How fast you can drive your bike but not get wet?by radoo Tags: bicycle, bike, conservation energy, speed 

#1
Jul513, 06:48 AM

P: 5

You are wondering how fast you can drive your bike but not get your feet wet when the road is full of water?
The answer is simple: about 2.5m/s (meters per second) or roughly 9km/h (kilometers per hour), or 5.6mph. See below for the demonstation: This is a simple physics problem which is solved using the law of conservation of energy. The more interesting fact is that your speed will not depend at all on the mass of the water drop that flies off the spinning wheel. The key to the solution is considering that the drop will fly off with the speed of your wheel which is, in fact, the speed indicated by your speedometer. So, in your reference frame the drop flies from zero ground when it has maximum velocity to, say 30cm when it has no velocity at all. This means that the mass of the droplet x(multiplied by) height 30cm x gravitational constant(approx 10) must equal the mass of the droplet (again!) multiplied by the square of the velocity over two. This law states that the potential energy must equal the kinetic energy of the drop, and more, that the initial kinetic energy of the droplet transforms into the potential energy at the level of your feet. Dividing each sides of the equation by the mass of the droplet we obtain that the velocity does not depend on this mass. So, there you have it: v=square root of 2*10*height which yields about 2.5m/s.
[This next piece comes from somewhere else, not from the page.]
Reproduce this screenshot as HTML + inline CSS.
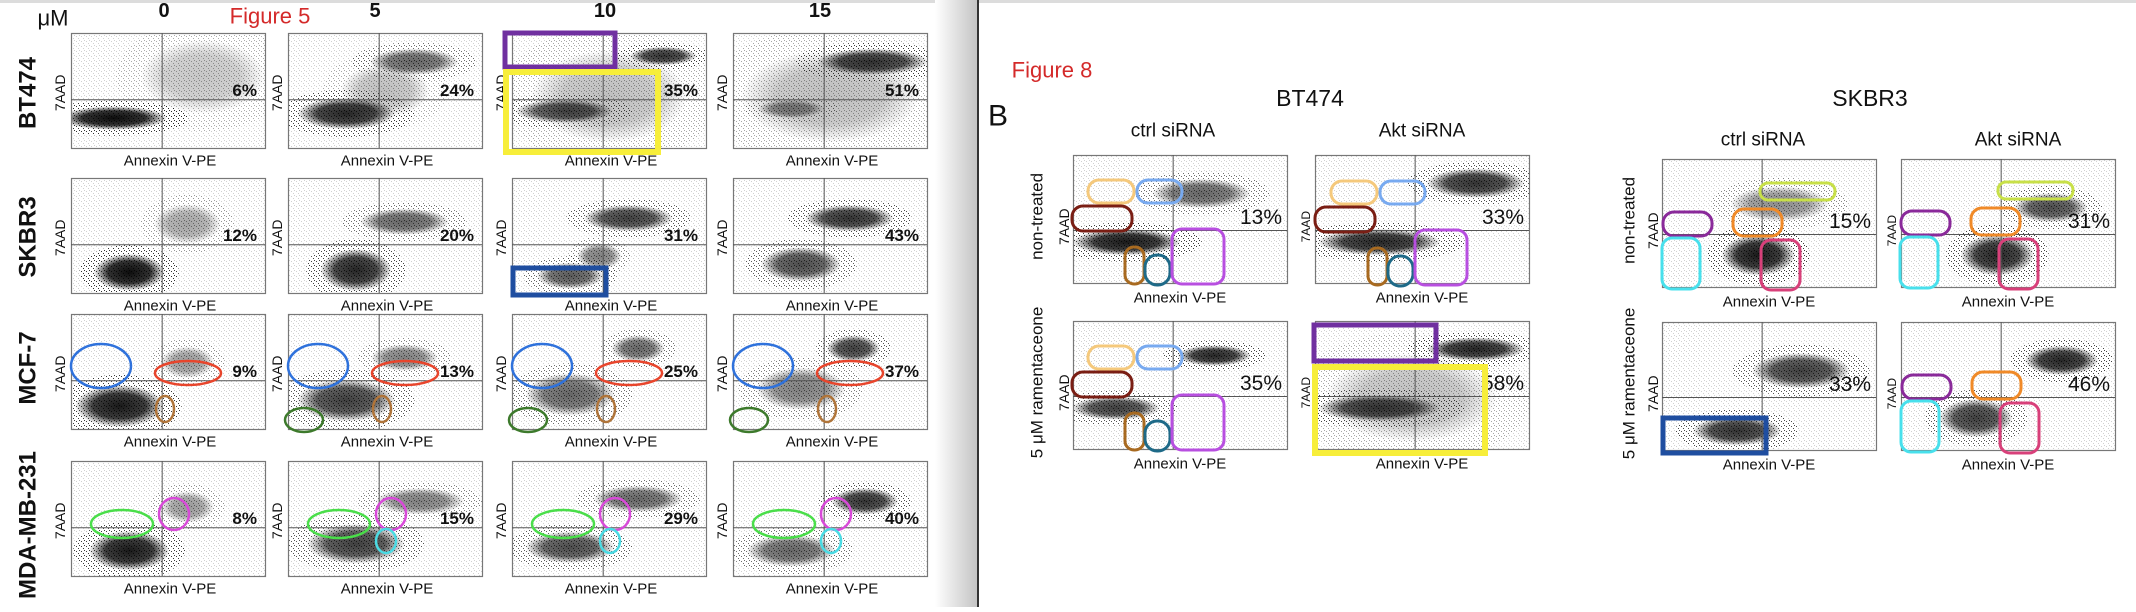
<!DOCTYPE html>
<html>
<head>
<meta charset="utf-8">
<style>
  html,body{margin:0;padding:0;background:#fff;}
  body{width:2136px;height:607px;overflow:hidden;}
  svg text{font-family:"Liberation Sans", Arial, sans-serif;}
</style>
</head>
<body>
<svg id="root" xmlns="http://www.w3.org/2000/svg" width="2136" height="607" viewBox="0 0 2136 607">
  <defs id="defs">
    <radialGradient id="blob" cx="50%" cy="50%" r="50%">
      <stop offset="0%" stop-color="#000" stop-opacity="1"/>
      <stop offset="60%" stop-color="#000" stop-opacity="0.85"/>
      <stop offset="100%" stop-color="#000" stop-opacity="0"/>
    </radialGradient>
    <linearGradient id="gutter" x1="0" x2="1" y1="0" y2="0">
      <stop offset="0" stop-color="#fff"/>
      <stop offset="1" stop-color="#c4c4c4"/>
    </linearGradient>
    <pattern id="speck" width="5" height="5" patternUnits="userSpaceOnUse">
      <rect x="1" y="1" width="1" height="1" fill="#000"/>
      <rect x="3" y="3" width="1" height="1" fill="#000"/>
      <rect x="4" y="0" width="1" height="1" fill="#000"/>
    </pattern>
  </defs>
</svg>
<script>
// ---------- Figure 5 data ----------
const fig5Rows = ['BT474', 'SKBR3', 'MCF-7', 'MDA-MB-231'];
const fig5Doses = ['0', '5', '10', '15'];
const fig5Pct = [[6, 24, 35, 51], [12, 20, 31, 43], [9, 13, 25, 37], [8, 15, 29, 40]];
// clusters per plot: [xFrac, yFrac, rxFrac, ryFrac, density]
const fig5BT474 = [
  [[0.22,0.74,0.24,0.09,0.95],[0.68,0.38,0.28,0.28,0.22]],
  [[0.3,0.7,0.22,0.12,0.85],[0.65,0.25,0.2,0.1,0.6],[0.5,0.5,0.2,0.2,0.25]],
  [[0.27,0.68,0.22,0.09,0.7],[0.78,0.2,0.15,0.07,0.8],[0.5,0.55,0.35,0.35,0.25]],
  [[0.72,0.25,0.25,0.1,0.8],[0.3,0.66,0.15,0.07,0.45],[0.5,0.55,0.4,0.35,0.25]]
];
const fig5SKBR3 = [
  [[0.3,0.82,0.16,0.14,0.95],[0.6,0.4,0.15,0.15,0.35]],
  [[0.35,0.8,0.16,0.16,0.85],[0.6,0.38,0.2,0.1,0.6]],
  [[0.6,0.35,0.2,0.1,0.75],[0.45,0.68,0.1,0.1,0.5],[0.3,0.85,0.15,0.1,0.65]],
  [[0.6,0.35,0.2,0.1,0.8],[0.35,0.75,0.18,0.13,0.7]]
];
const fig5MCF7 = [
  [[0.25,0.8,0.2,0.16,0.9],[0.6,0.42,0.12,0.12,0.4]],
  [[0.3,0.75,0.22,0.16,0.75],[0.6,0.38,0.15,0.1,0.5]],
  [[0.3,0.7,0.2,0.16,0.6],[0.65,0.3,0.12,0.1,0.6]],
  [[0.35,0.65,0.2,0.16,0.5],[0.62,0.3,0.12,0.1,0.75]]
];
const fig5MDA = [
  [[0.3,0.78,0.18,0.15,0.9],[0.6,0.4,0.12,0.12,0.4]],
  [[0.35,0.72,0.22,0.15,0.75],[0.68,0.35,0.2,0.1,0.5]],
  [[0.3,0.75,0.2,0.12,0.7],[0.65,0.33,0.2,0.1,0.6]],
  [[0.3,0.78,0.2,0.12,0.6],[0.68,0.35,0.15,0.1,0.8]]
];
const fig5Clusters = [fig5BT474, fig5SKBR3, fig5MCF7, fig5MDA];

// ---------- Figure 8 data ----------
const fig8Lines = ['BT474', 'SKBR3'];
const fig8Conds = ['ctrl siRNA', 'Akt siRNA'];
const fig8Treat = ['non-treated', '5 \u03bcM ramentaceone'];
const fig8PctBT474 = [[13, 33], [35, 58]];
const fig8PctSKBR3 = [[15, 31], [33, 46]];
const fig8ClBT474 = [
  [[[0.25,0.68,0.22,0.09,0.9],[0.6,0.3,0.2,0.1,0.6]], [[0.3,0.68,0.25,0.09,0.85],[0.75,0.22,0.2,0.1,0.8]]],
  [[[0.2,0.68,0.18,0.08,0.75],[0.66,0.27,0.15,0.07,0.85]], [[0.3,0.68,0.25,0.09,0.75],[0.75,0.22,0.2,0.08,0.85],[0.45,0.6,0.35,0.3,0.25]]]
];
const fig8ClSKBR3 = [
  [[[0.45,0.75,0.15,0.14,0.9],[0.55,0.35,0.2,0.12,0.45]], [[0.45,0.75,0.15,0.14,0.85],[0.7,0.38,0.15,0.1,0.7]]],
  [[[0.65,0.38,0.2,0.12,0.75],[0.35,0.85,0.18,0.1,0.8]], [[0.75,0.3,0.15,0.1,0.85],[0.35,0.75,0.15,0.13,0.75]]]
];

// ---------- helpers ----------
const NS = 'http://www.w3.org/2000/svg';
const root = document.getElementById('root');
const defs = document.getElementById('defs');
function mk(tag, attrs, parent) {
  const e = document.createElementNS(NS, tag);
  for (const k in attrs) e.setAttribute(k, attrs[k]);
  (parent || root).appendChild(e);
  return e;
}
function txt(str, x, y, size, opts, parent) {
  opts = opts || {};
  const t = mk('text', {x: x, y: y, 'font-size': size, fill: opts.fill || '#111',
    'text-anchor': opts.anchor || 'middle', 'dominant-baseline': 'central',
    'font-weight': opts.bold ? 'bold' : 'normal'}, parent);
  if (opts.rot) t.setAttribute('transform', 'rotate(-90 ' + x + ' ' + y + ')');
  t.textContent = str;
  return t;
}

// page chrome
const topStrip = mk('rect', {x:0, y:0, width:2136, height:3, fill:'#dcdcdc'});


const gut = mk('rect', {x:935, y:0, width:42, height:607, fill:'url(#gutter)'});


const gutLine = mk('rect', {x:977, y:0, width:2, height:607, fill:'#333'});



let clipCount = 0;
// generic flow plot
function drawPlot(g, x, y, w, h, clusters, vf, hf, name) {
  
  
  const cid = 'clip' + (clipCount++);
  const cp = mk('clipPath', {id: cid}, defs);
  mk('rect', {x:x, y:y, width:w, height:h}, cp);
  const inner = mk('g', {'clip-path': 'url(#' + cid + ')'}, g);
  
  
  const sp = mk('rect', {x:x, y:y, width:w, height:h, fill:'url(#speck)', opacity:0.18}, inner);
  
  
  clusters.forEach(function (c) {
    const sk = mk('ellipse', {cx: x + c[0] * w, cy: y + c[1] * h, rx: c[2] * w * 1.6, ry: c[3] * h * 1.7,
      fill: 'url(#speck)', opacity: Math.min(1, c[4] * 0.8)}, inner);
    
    
    const el = mk('ellipse', {cx: x + c[0] * w, cy: y + c[1] * h, rx: c[2] * w * 1.15, ry: c[3] * h * 1.15,
      fill: 'url(#blob)', opacity: Math.min(1, c[4] * 1.0)}, inner);
    
    
  });
  const b = mk('rect', {x:x+0.5, y:y+0.5, width:w, height:h, fill:'none', stroke:'#777', 'stroke-width':1.2}, g);
  
  
  const vl = mk('line', {x1: x + vf * w, x2: x + vf * w, y1: y, y2: y + h, stroke:'#555', 'stroke-width':1}, g);
  
  
  const hl = mk('line', {x1: x, x2: x + w, y1: y + hf * h, y2: y + hf * h, stroke:'#555', 'stroke-width':1}, g);
  
  
}

// ---------- Figure 5 ----------
const f5ColX = [71, 288, 512, 733];
const f5RowY = [33, 178, 314, 461];
const f5W = 194, f5H = 115;
let t;
t = txt('\u03bcM', 53, 18, 22, {});


t = txt('Figure 5', 270, 16, 22, {fill:'#d42a2a'});


const doseX = [164, 375, 605, 820];
fig5Doses.forEach(function (d, i) {
  const dl = txt(d, doseX[i], 11, 20, {bold:true});
  
  
});
const rowCY = [93, 237, 368, 525];
fig5Rows.forEach(function (r, ri) {
  const rl = txt(r, 28, rowCY[ri], 24, {bold:true, rot:true});
  
  
  fig5Doses.forEach(function (d, ci) {
    const x = f5ColX[ci], y = f5RowY[ri];
    const g = mk('g', {});
    drawPlot(g, x, y, f5W, f5H, fig5Clusters[ri][ci], 0.47, 0.58, 'fig5-plot');
    const yl = txt('7AAD', x - 11, y + 0.52 * f5H, 14, {rot:true}, g);
    
    
    const xl = txt('Annexin V-PE', x + f5W / 2 + 2, y + f5H + 13, 15, {}, g);
    
    
    const pl = txt(fig5Pct[ri][ci] + '%', x + f5W - 8, y + 0.5 * f5H, 17, {bold:true, anchor:'end'}, g);
    
    
  });
});
// Figure 5 gates
function ell(cx, cy, rx, ry, col, name, sw) {
  const e = mk('ellipse', {cx:cx, cy:cy, rx:rx, ry:ry, fill:'none', stroke:col, 'stroke-width':sw || 2.5});
  
  
}
function rr(x1, y1, x2, y2, col, name, sw, rad) {
  const e = mk('rect', {x:x1, y:y1, width:x2 - x1, height:y2 - y1, rx:rad || 0, fill:'none', stroke:col, 'stroke-width':sw});
  
  
}
f5ColX.forEach(function (x, ci) {
  const y3 = f5RowY[2], y4 = f5RowY[3];
  ell(x + 30, y3 + 52, 30, 22, '#2f72dc', 'gate-blue-ellipse');
  ell(x + 117, y3 + 59, 33, 12, '#e8452c', 'gate-red-ellipse');
  ell(x + 94, y3 + 95, 9, 13, '#b0753a', 'gate-brown-ellipse');
  if (ci > 0) ell(x + 16, y3 + 106, 19, 12, '#3d7a2c', 'gate-green-ellipse');
  ell(x + 51, y4 + 63, 31, 14, '#4ade4a', 'gate-lime-ellipse');
  ell(x + 103, y4 + 53, 15, 16, '#d94ad9', 'gate-magenta-ellipse');
  if (ci > 0) ell(x + 98, y4 + 80, 10, 12, '#4adbe4', 'gate-cyan-ellipse');
});
rr(505, 33, 615, 67, '#7030a0', 'gate-purple-box', 5);
rr(506, 72, 658, 152, '#f7ee3a', 'gate-yellow-box', 6);
rr(513, 268, 606, 295, '#1f4ea0', 'gate-blue-box', 5);

// ---------- Figure 8 ----------
t = txt('Figure 8', 1052, 70, 22, {fill:'#d42a2a'});


t = txt('B', 998, 116, 30, {});


const f8W = 214, f8H = 128;
const f8Layout = [
  {title: 1310, ty: 98, condX: [1173, 1422], condY: 131, colX: [1073, 1315], rowY: [155, 321], sideX: 1037, pct: fig8PctBT474, cl: fig8ClBT474},
  {title: 1870, ty: 98, condX: [1763, 2018], condY: 140, colX: [1662, 1901], rowY: [159, 322], sideX: 1629, pct: fig8PctSKBR3, cl: fig8ClSKBR3}
];
fig8Lines.forEach(function (ln, li) {
  const L = f8Layout[li];
  const tl = txt(ln, L.title, L.ty, 23, {});
  
  
  fig8Conds.forEach(function (c, ci) {
    const cl = txt(c, L.condX[ci], L.condY, 19, {});
    
    
  });
  fig8Treat.forEach(function (tr, ri) {
    const sl = txt(tr, L.sideX, L.rowY[ri] + 0.48 * f8H, 17, {rot:true});
    
    
    fig8Conds.forEach(function (c, ci) {
      const x = L.colX[ci], y = L.rowY[ri];
      const g = mk('g', {});
      drawPlot(g, x, y, f8W, f8H, L.cl[ri][ci], 0.468, 0.59, 'fig8-plot');
      const yl = txt('7AAD', x - 9, y + 0.56 * f8H, ci === 0 ? 14 : 12, {rot:true}, g);
      
      
      const xl = txt('Annexin V-PE', x + f8W / 2, y + f8H + 15, 15, {}, g);
      
      
      const pl = txt(L.pct[ri][ci] + '%', x + f8W - 5, y + 0.49 * f8H, 21, {anchor:'end'}, g);
      
      
    });
  });
});
// BT474 gates (relative to plot origin)
[[1073,155],[1316,156],[1073,321]].forEach(function (o) {
  const x = o[0], y = o[1];
  rr(x + 15, y + 25, x + 61, y + 48, '#f5c97c', 'gate-light-orange', 3, 11);
  rr(x + 64, y + 25, x + 109, y + 48, '#78aaf0', 'gate-light-blue', 3, 11);
  rr(x - 1, y + 51, x + 59, y + 76, '#7a1e14', 'gate-dark-red', 3, 11);
  rr(x + 52, y + 92, x + 71, y + 129, '#a86a20', 'gate-brown', 3, 9);
  rr(x + 72, y + 100, x + 97, y + 130, '#1e6a88', 'gate-teal', 3, 12);
  rr(x + 99, y + 74, x + 151, y + 129, '#b84fe0', 'gate-violet', 3, 10);
});
rr(1314, 325, 1436, 361, '#7030a0', 'gate-purple-box', 5);
rr(1315, 367, 1485, 453, '#f7ee3a', 'gate-yellow-box', 6);
// SKBR3 gates
[[1662,159],[1900,158],[1901,322]].forEach(function (o, i) {
  const x = o[0], y = o[1];
  rr(x + 1, y + 53, x + 50, y + 77, '#8a2a9a', 'gate-purple', 3, 11);
  rr(x + 0, y + 79, x + 38, y + 130, '#48e0ec', 'gate-cyan', 3, 10);
  rr(x + 71, y + 50, x + 120, y + 77, '#f08a28', 'gate-orange', 3, 11);
  if (i < 2) rr(x + 98, y + 24, x + 173, y + 41, '#c8e048', 'gate-yellow-green', 3, 8);
  rr(x + 99, y + 81, x + 138, y + 131, '#d8407a', 'gate-pink', 3, 10);
});
rr(1663, 418, 1766, 453, '#1f4ea0', 'gate-blue-box', 5);
</script>
</body>
</html>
So we learn from elementary physics that you must not drive faster than this speed if you don't want to get wet:) 



#2
Jul513, 07:27 AM

Mentor
P: 10,809

Two issues I can see:




#3
Jul813, 10:46 AM

P: 41

As the question is stated, you can drive as fast or as slowly as you wish , on a dry day ...
Solving problems requires that the real problem be recognized and clearly stated .. which I feel has not been done in the instance ... Care to be morespecific ? 



#4
Jul813, 05:21 PM

Sci Advisor
PF Gold
P: 11,353

How fast you can drive your bike but not get wet?
Probably a bit too 'ideal' a model. Surface tension must be relevant here. But you could imagine an equivalent scenario with balls in cups on a wheel and the result would be a bit more realistic, I think.
A similar idea but the other way round is to calculate what g force acts on a fairground swing boat when released from horizontal. It's also independent of the radius.